I rather liked Elizabeth’s mother, Elizabeth Woodville, with all her scheming. Naturally I liked her more as a character than as a person. You really don’t need to make up much when it comes to this era in history (other than to fill in the blanks). Whatever actually happened is on par with your typical soap opera plot. Ok, maybe not quite that bad, but hopefully you know what I mean, with all the overthrowing of kings and close friends and family members being branded as traitors.
It did start to feel like I was skipping over to different scenes in Elizabeth’s life after a while rather than following a story, but that’s probably partially due to my habit of listening in 15-minute segments a lot of the time and generally being a poor listener rather than any fault of the author’s. This is why I usually stick to rereads for audiobooks. I can only take so much rewinding and it can be hard to keep track of all the different characters without being able to glance back a few pages.

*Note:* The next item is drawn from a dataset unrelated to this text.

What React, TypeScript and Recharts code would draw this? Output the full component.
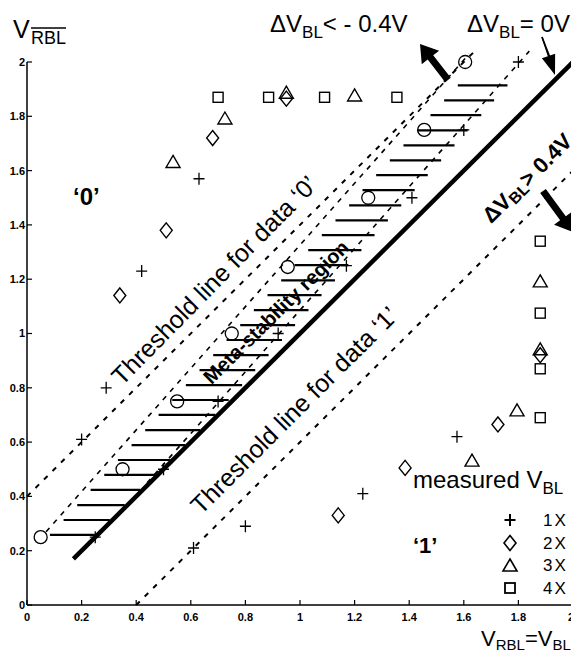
import React from 'react';
import { ScatterChart, Scatter, XAxis, YAxis, ReferenceLine } from 'recharts';

const xTicks = [0, 0.2, 0.4, 0.6, 0.8, 1, 1.2, 1.4, 1.6, 1.8, 2];
const yTicks = [0, 0.2, 0.4, 0.6, 0.8, 1, 1.2, 1.4, 1.6, 1.8, 2];

const data1X = [
  { x: 0.2, y: 0.61 }, { x: 0.29, y: 0.8 }, { x: 0.42, y: 1.23 }, { x: 0.63, y: 1.57 },
  { x: 0.25, y: 0.25 }, { x: 0.5, y: 0.5 }, { x: 0.7, y: 0.75 }, { x: 0.92, y: 1.0 },
  { x: 1.17, y: 1.25 }, { x: 1.41, y: 1.5 }, { x: 1.6, y: 1.75 }, { x: 1.8, y: 2.0 },
  { x: 0.61, y: 0.21 }, { x: 0.8, y: 0.29 }, { x: 1.23, y: 0.41 }, { x: 1.575, y: 0.62 },
];
const data2X = [
  { x: 0.34, y: 1.14 }, { x: 0.51, y: 1.38 }, { x: 0.68, y: 1.72 }, { x: 0.95, y: 1.865 },
  { x: 1.14, y: 0.33 }, { x: 1.385, y: 0.505 }, { x: 1.725, y: 0.665 }, { x: 1.88, y: 0.92 },
];
const data3X = [
  { x: 0.535, y: 1.63 }, { x: 0.725, y: 1.79 }, { x: 0.95, y: 1.885 }, { x: 1.2, y: 1.875 },
  { x: 1.88, y: 1.19 }, { x: 1.88, y: 0.94 }, { x: 1.795, y: 0.715 }, { x: 1.63, y: 0.53 },
];
const data4X = [
  { x: 0.7, y: 1.87 }, { x: 0.885, y: 1.87 }, { x: 1.09, y: 1.87 }, { x: 1.355, y: 1.87 },
  { x: 1.88, y: 1.34 }, { x: 1.88, y: 1.075 }, { x: 1.88, y: 0.87 }, { x: 1.88, y: 0.69 },
];
const dataCircle = [
  { x: 0.05, y: 0.25 }, { x: 0.35, y: 0.5 }, { x: 0.55, y: 0.75 }, { x: 0.75, y: 1.0 },
  { x: 0.955, y: 1.245 }, { x: 1.25, y: 1.5 }, { x: 1.455, y: 1.75 }, { x: 1.605, y: 2.0 },
];

// lines
const zeroLine = [{ x: 0.17, y: 0.17 }, { x: 2, y: 2 }];
const threshold0 = [{ x: 0, y: 0.4 }, { x: 1.65, y: 2.05 }];
const threshold1 = [{ x: 0.4, y: 0 }, { x: 2, y: 1.6 }];
const metaLeft = [{ x: 0.07, y: 0.27 }, { x: 1.62, y: 2.03 }];
const metaRight = [{ x: 0.44, y: 0.45 }, { x: 1.84, y: 2.04 }];

// hatch lines of the meta-stability region
const hatchY = [0.258, 0.313, 0.368, 0.424, 0.479, 0.534, 0.589, 0.644, 0.7, 0.755, 0.81, 0.865, 0.92, 0.976, 1.031, 1.086, 1.141, 1.196, 1.252, 1.307, 1.362, 1.417, 1.472, 1.528, 1.583, 1.638, 1.693, 1.748, 1.804, 1.859, 1.914];
const hatchXLeft = [0.084, 0.134, 0.184, 0.233, 0.283, 0.333, 0.383, 0.433, 0.482, 0.532, 0.582, 0.632, 0.682, 0.731, 0.781, 0.831, 0.881, 0.931, 0.98, 1.03, 1.08, 1.13, 1.18, 1.229, 1.279, 1.329, 1.379, 1.429, 1.478, 1.528, 1.578];
const hatchXRight = [0.248, 0.303, 0.358, 0.414, 0.469, 0.524, 0.579, 0.634, 0.69, 0.739, 0.788, 0.836, 0.885, 0.934, 0.982, 1.031, 1.079, 1.128, 1.177, 1.225, 1.273, 1.322, 1.371, 1.42, 1.468, 1.517, 1.566, 1.614, 1.664, 1.711, 1.76];

const legendLabels = ['1X', '2X', '3X', '4X'];

const FONT = 'Liberation Sans, Arial, Helvetica, sans-serif';
const W = 571;
const H = 652;

const Plus = (p: any) => (
  <path d={`M${p.cx - 5.5},${p.cy}h11M${p.cx},${p.cy - 6}v12`} stroke="#000" strokeWidth={p.sw || 1.3} fill="none" />
);
const Diamond = (p: any) => (
  <path d={`M${p.cx},${p.cy - 7.5}L${p.cx + 6},${p.cy}L${p.cx},${p.cy + 7.5}L${p.cx - 6},${p.cy}Z`} stroke="#000" strokeWidth={p.sw || 1.4} fill="none" />
);
const Triangle = (p: any) => (
  <path d={`M${p.cx},${p.cy - 7}L${p.cx + 7},${p.cy + 5}L${p.cx - 7},${p.cy + 5}Z`} stroke="#000" strokeWidth={p.sw || 1.4} fill="none" />
);
const Square = (p: any) => (
  <rect x={p.cx - 5} y={p.cy - 5} width={10} height={10} stroke="#000" strokeWidth={p.sw || 1.4} fill="none" />
);
const Circle = (p: any) => (
  <circle cx={p.cx} cy={p.cy} r={6.5} stroke="#000" strokeWidth={1.3} fill="none" />
);

const XTick = (p: any) => {
  const last = p.index === xTicks.length - 1;
  return (
    <text x={last ? p.x + 1 : p.x} y={p.y} dy="0.71em" textAnchor={last ? 'end' : 'middle'} fontSize={11} fontWeight="bold" fill="#000" fontFamily={FONT}>
      {String(p.payload.value)}
    </text>
  );
};
const YTick = (p: any) => (
  <text x={p.x} y={p.y} dy="0.355em" textAnchor="end" fontSize={11} fontWeight="bold" fill="#000" fontFamily={FONT}>
    {String(p.payload.value)}
  </text>
);

function thickArrow(tx: number, ty: number, px: number, py: number, shaft: number, headW: number, headL: number) {
  const dx = px - tx, dy = py - ty;
  const len = Math.sqrt(dx * dx + dy * dy);
  const ux = dx / len, uy = dy / len;
  const nx = -uy, ny = ux;
  const bx = px - ux * headL, by = py - uy * headL;
  const pts = [
    [tx + nx * shaft / 2, ty + ny * shaft / 2],
    [bx + nx * shaft / 2, by + ny * shaft / 2],
    [bx + nx * headW / 2, by + ny * headW / 2],
    [px, py],
    [bx - nx * headW / 2, by - ny * headW / 2],
    [bx - nx * shaft / 2, by - ny * shaft / 2],
    [tx - nx * shaft / 2, ty - ny * shaft / 2],
  ];
  return pts.map((q) => q.join(',')).join(' ');
}

const Overlay = () => (
  <svg width={W} height={H} style={{ position: 'absolute', left: 0, top: 0, pointerEvents: 'none', overflow: 'visible' }} fontFamily={FONT}>
    {/* y label */}
    <text x={5} y={30} fontSize={25} fill="#000">V</text>
    <text x={23} y={36} fontSize={18} fill="#000">RBL</text>
    <line x1={23} y1={20} x2={58} y2={20} stroke="#000" strokeWidth={1.3} />
    {/* x label */}
    <text x={473} y={638} fontSize={22} fill="#000">
      V<tspan fontSize={15} dy={4}>RBL</tspan><tspan dy={-4}>=V</tspan><tspan fontSize={15} dy={4}>BL</tspan>
    </text>
    {/* top texts */}
    <text x={262} y={24} fontSize={24} fill="#000">
      ΔV<tspan fontSize={17} dy={6}>BL</tspan><tspan dy={-6}>{'< - 0.4V'}</tspan>
    </text>
    <text x={459} y={24} fontSize={24} fill="#000">
      ΔV<tspan fontSize={17} dy={6}>BL</tspan><tspan dy={-6}>= 0V</tspan>
    </text>
    <text x={519} y={170} fontSize={22} fontWeight="bold" fill="#000" textAnchor="middle" dominantBaseline="central" transform="rotate(-45 519 170)">
      ΔV<tspan fontSize={16} dy={5}>BL</tspan><tspan dy={-5}>{'> 0.4V'}</tspan>
    </text>
    {/* region labels */}
    <text x={65} y={197} fontSize={24} fontWeight="bold" fill="#000">‘0’</text>
    <text x={405} y={545} fontSize={22} fontWeight="bold" fill="#000">‘1’</text>
    <text x={206} y={272} fontSize={25} fill="#000" textAnchor="middle" dominantBaseline="central" transform="rotate(-45.5 206 272)">Threshold line for data ‘0’</text>
    <text x={286} y={402} fontSize={25} fill="#000" textAnchor="middle" dominantBaseline="central" transform="rotate(-45 286 402)">Threshold line for data ‘1’</text>
    <text x={268} y={304} fontSize={20} fontWeight="bold" fill="#000" textAnchor="middle" dominantBaseline="central" transform="rotate(-44.5 268 304)">Meta-stability region</text>
    {/* arrows */}
    <polygon points={thickArrow(440, 72, 412, 36, 7, 22, 17)} fill="#000" />
    <polygon points={thickArrow(535, 183, 565, 224, 7, 22, 17)} fill="#000" />
    <line x1={534} y1={29} x2={543} y2={52} stroke="#000" strokeWidth={1.5} />
    <polygon points={thickArrow(534, 29, 547, 67, 1.5, 14, 20)} fill="#000" />
    {/* legend */}
    <text x={405} y={480} fontSize={24} fill="#000">
      measured V<tspan fontSize={17} dy={6}>BL</tspan>
    </text>
    <Plus cx={502} cy={512} sw={2} />
    <Diamond cx={502} cy={535} sw={1.6} />
    <Triangle cx={502} cy={558} sw={1.6} />
    <Square cx={502} cy={580} sw={1.8} />
    {legendLabels.map((l, i) => (
      <text key={l} x={535} y={518 + i * 22.7} fontSize={17} letterSpacing={2} fill="#000">{l}</text>
    ))}
  </svg>
);

export default function App() {
  return (
    <div style={{ position: 'relative', width: W, height: H, marginBottom: -8 }}>
      <style>{'html,body{overflow:hidden;} .recharts-surface{overflow:visible;}'}</style>
      <ScatterChart width={W} height={H} margin={{ top: 54, right: 6, bottom: 0, left: 0 }} style={{ overflow: 'visible' }}>
        <XAxis type="number" dataKey="x" domain={[0, 2]} ticks={xTicks} height={55} tickSize={-5} tickMargin={13}
          axisLine={{ stroke: '#000', strokeWidth: 1.5 }} tickLine={{ stroke: '#000', strokeWidth: 1.2 }} tick={XTick} interval={0} />
        <YAxis type="number" dataKey="y" domain={[0, 2]} ticks={yTicks} width={19} tickSize={-5} tickMargin={7}
          axisLine={{ stroke: '#000', strokeWidth: 1.5 }} tickLine={{ stroke: '#000', strokeWidth: 1.2 }} tick={YTick} interval={0} />
        {hatchY.map((y, i) => (
          <ReferenceLine key={'h' + i} segment={[{ x: hatchXLeft[i], y }, { x: hatchXRight[i], y }]} stroke="#000" strokeWidth={2.2} ifOverflow="visible" />
        ))}
        <ReferenceLine segment={metaLeft} stroke="#000" strokeWidth={1.6} strokeDasharray="5 6" ifOverflow="visible" />
        <ReferenceLine segment={metaRight} stroke="#000" strokeWidth={1.6} strokeDasharray="5 6" ifOverflow="visible" />
        <ReferenceLine segment={threshold0} stroke="#000" strokeWidth={2} strokeDasharray="5 7" ifOverflow="visible" />
        <ReferenceLine segment={threshold1} stroke="#000" strokeWidth={2} strokeDasharray="5 7" ifOverflow="visible" />
        <ReferenceLine segment={zeroLine} stroke="#000" strokeWidth={4.5} ifOverflow="visible" />
        <Scatter data={dataCircle} shape={Circle} isAnimationActive={false} />
        <Scatter data={data1X} shape={Plus} isAnimationActive={false} />
        <Scatter data={data2X} shape={Diamond} isAnimationActive={false} />
        <Scatter data={data3X} shape={Triangle} isAnimationActive={false} />
        <Scatter data={data4X} shape={Square} isAnimationActive={false} />
      </ScatterChart>
      <Overlay />
    </div>
  );
}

I liked the narrator, although I’m now not sure if I’d vote for her to do the next book, Faithful Traitor. It might be interesting to hear a different woman’s story in a different voice.
I’d like to note that I won an audiobook copy of this book when Samantha Wilcoxson was giving out some copies when it came out. Thanks, Samantha!
Since the audiobook was published in July 2016, I’m counting this as my “Published June, July or August 2016” square. Yay, blackout! (Or blue-out, in my case, because of the ducks).